A lanthanide is any member of a group (called the lanthanum series) of rare, metallic elements with atomic numbers from 57 (lanthanum) to 71 (lutetium) inclusive, in which the 4f orbitals are being filled. The lanthanides are: lanthanum (La), cerium (Ce), praseodymium (Pr), neodymium (Nd), promethium (Pm), samarium (Sm), europium (Eu), gadolinium (Gd), terbium (Tb), dysprosium (Dy), holmium (Ho), erbium (Er), thulium (Tm), ytterbium (Yb), and lutetium (Lu). Because their electronic structures are very similar, differing only in inner orbitals, the properties of the lanthanides are all very similar. The lanthanides are all reactive metals resembling scandium, forming trivalent salts and ligand complexes. Cerium, praseodymium, and terbium also form tetravalent compounds, and europium, ytterbium, and samarium form divalent ones. All form divalent ionic hydrides and sulfides.

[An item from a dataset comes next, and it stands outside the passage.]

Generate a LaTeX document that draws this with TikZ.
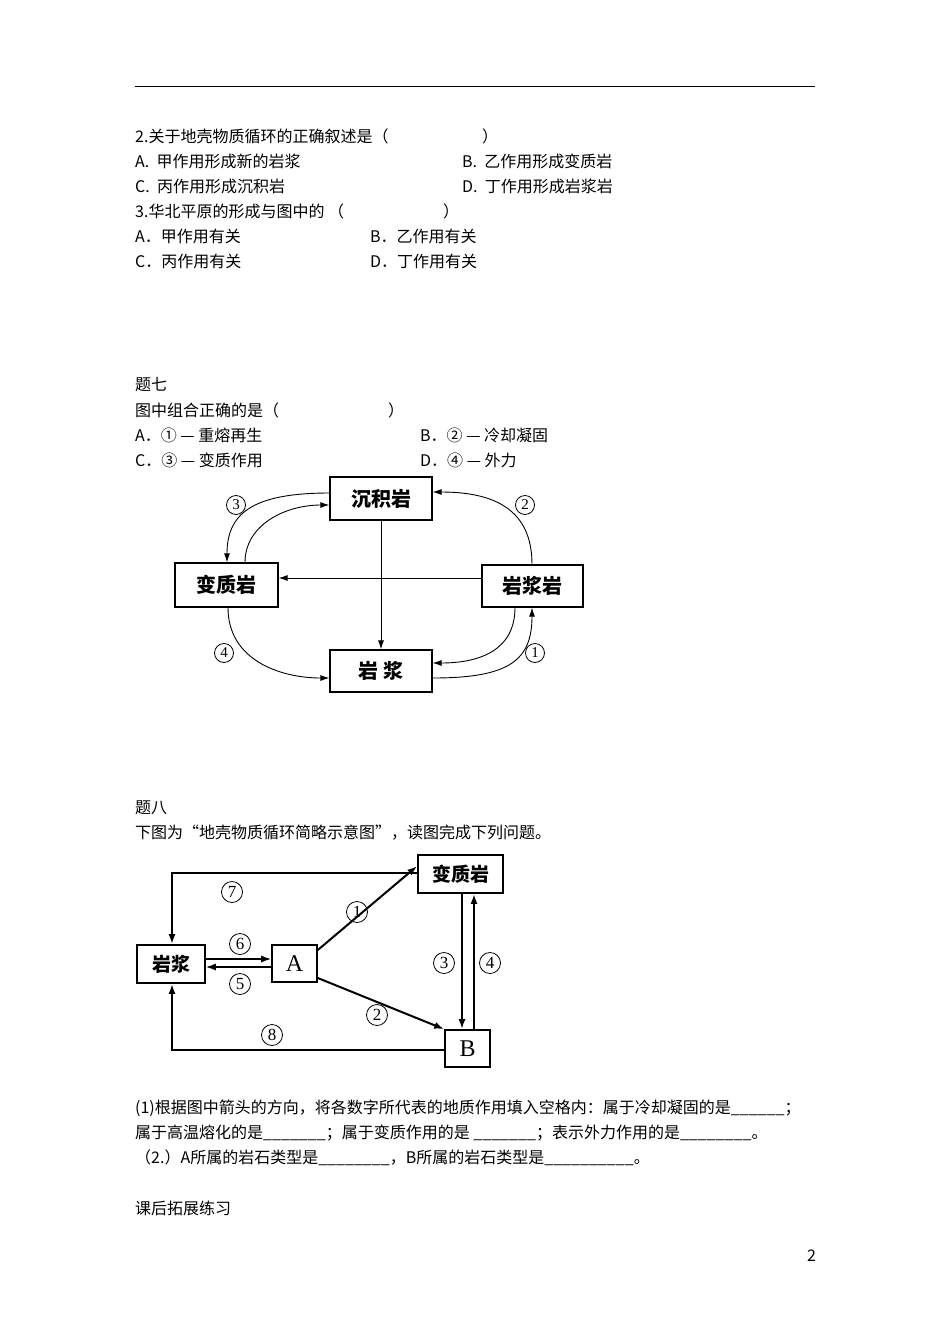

There is a decrease (the lanthanide contraction) in ionic radii through the series, so that the third row transition element following the lanthanides have ionic radii almost identical to those of their analogues in the second row, and hence have similar properties.
The lanthanides are separated by chromatography and ion-exchange resins. They are used in alloys, including misch metal; and their compounds (mixed or separately) are used as abrasives, for making glasses and ceramics, as "getters," as catalysts in the petroleum industry, and to make phosphors, lasers, and microwave devices.
Except for promethium, the lanthanides are not uncommon – the normal source is monazite which contains 90% La, Ce, Pr, Nd in its lanthanide contents.